ようやく次のポイントまで辿り着いた。ここからはロッジまで歩いて10分程度。 そう、昨日も通ったラバさん牧場。おはよーラバさん。ただいまーラバさん。 私は素晴らしいサンセットを見て来たんだよー。君は見たことがあるかい?





宿泊棟に戻って、まっ先にお風呂にお湯を張った。とにかく暖まらなきゃ!!  画像では伝わりにくいんだけど、足は冷たさで赤く変色していた…。 もう少しで凍傷? と大げさなことを思ったほど(笑)。





センターロッジのカフェテリアで朝食を。 迷わずベーグルを選ぶ私(笑)。それにシェフサラダとヨーグルトとコーヒー。 ベーグルは、…なんていうか、 Mコーズとか日本のベーグル屋さんでもありそうな感じ。 目が詰まっているんだけどもそっとしていて、ひきがあまりなくて、 ぽそぽそ…っとした感じなんだよな。NYベーグルとはだいぶ違う。



エンジントラブル空港で待ちぼうけ数時間





ラスベガス行きの飛行機は10時〜11時くらいの離陸予定だったので、 午後からまた観光がたっぷりできると思っていたのだが…。 予定よりだいぶ遅れて飛行機に乗り込んだ。 帰りの便も二人のパイロットが乗り込むのだが、今回は美人パイロット。 丁寧にフライトの注意事項を説明した後(でもやっぱり英語だからわからない(笑))、 エンジンがかかり、プロペラが回り、滑走路を走る。 ところが、滑走路を走りながらそのまま失速。
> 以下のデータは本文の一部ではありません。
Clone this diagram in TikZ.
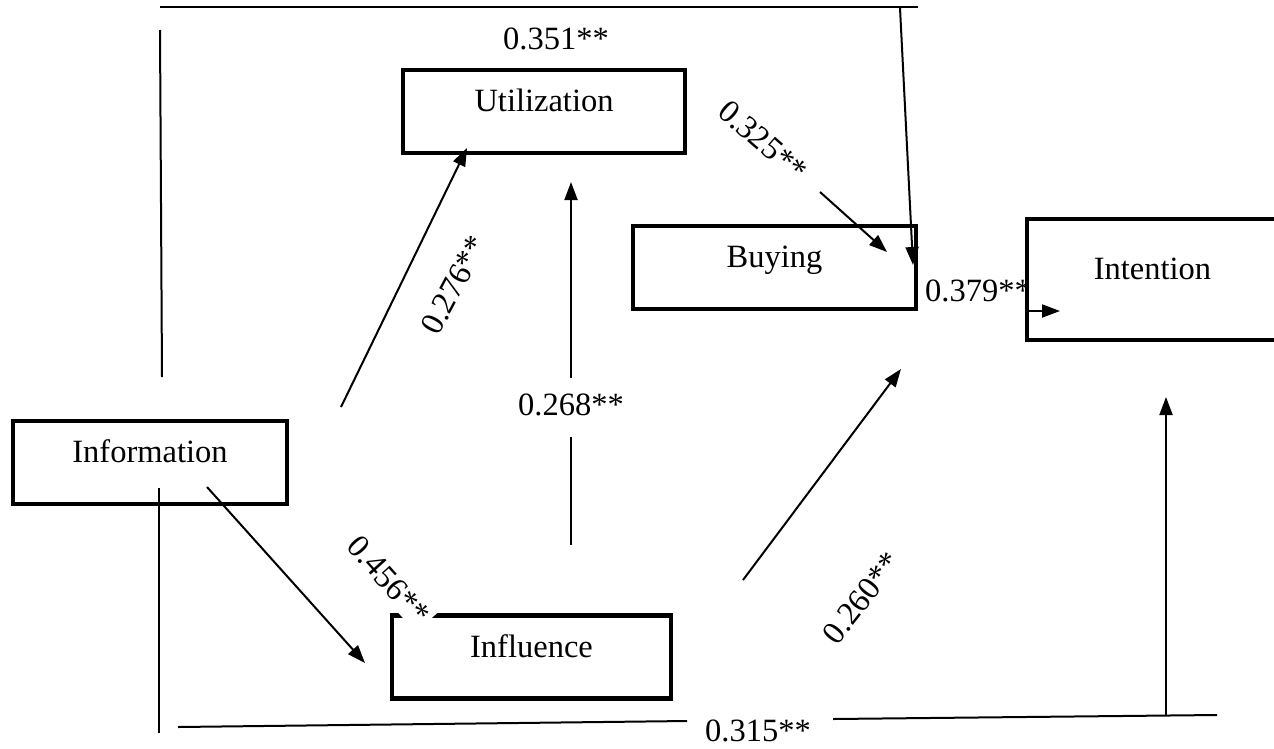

…なんとエンジントラブル!!! おーーいぃぃ!! 走ってからトラブル発見ってどういうことだよぉぉ。 もちろん飛ぶ前でよかったけど(笑)。


そんなこんなで、フライトはなんと中止、代替の飛行機が戻ってくるのはなんとその2時間後くらいだった…。 空港では荷物も預けちゃっているからすることもない。頼むってばーーっ。


その間、待ち合い室で例の「丸腰の日本人の女の子」と言葉を交わすようになり、話が盛り上がった。 彼女はこの2日間、この雪の降るグランドキャニオンで、 素足でサンダル、キャミソールに薄いカーディガン、七分丈パンツという裸同然のような軽装で来て、 いろんな外国人に声をかけられたという。注目の的だったらしい(笑)。 「私、今回初めての海外旅行だからなに着ればいいかわかんなくてー」と笑う彼女。おいおい…。 今朝の私も裸足だったのでかなーり辛かったけど、彼女の軽装さを思うと、全然たいしたことじゃなく感じて来た(笑)。


異常に明るくテンションが高い子だった。 全く英語がしゃべれない(こっちが心配になるほどに全くしゃべれない子だった!)のに、 持ち前のコミュニケーション能力で、ひるまず人に話し掛けようとする。 「すんごいたくさんの外人さんと仲良くなったんですよー」 あなたクレイジーね、みたいな目で見られてたんじゃないのかなぁ…(笑)。 「外人の男の人とメールアドレス交換したんですよー電話番号も聞かれたけど教えなくてもよかったのかなぁ」 …それって、ただのナンパじゃないか?(笑)


そんな彼女達も、他のツアー参加者も、泊まっているホテルはベラッジオやベネチアンなどの超高級ホテル。 うらやましいーー!! 私が今夜宿泊するホテルは、週末でも70ドル程度の格安ホテル。 ラスベガス到着後は、それぞれのホテルまで順番にバス送迎してもらえるのだが、 私はつくづく思った。私が泊まるホテルが一番最後でよかったと。


みんながどんどん下車し、最後に残された私は、激しく空腹であることに気付いた。 もう午後3時近く! ちくしょーー。また腹ぺこだよ。 ここで、昨日手をつけなかったお弁当のポテトチップスが活躍することになる。 …あぁ! ポテチって美味しいのねー、、しみじみ。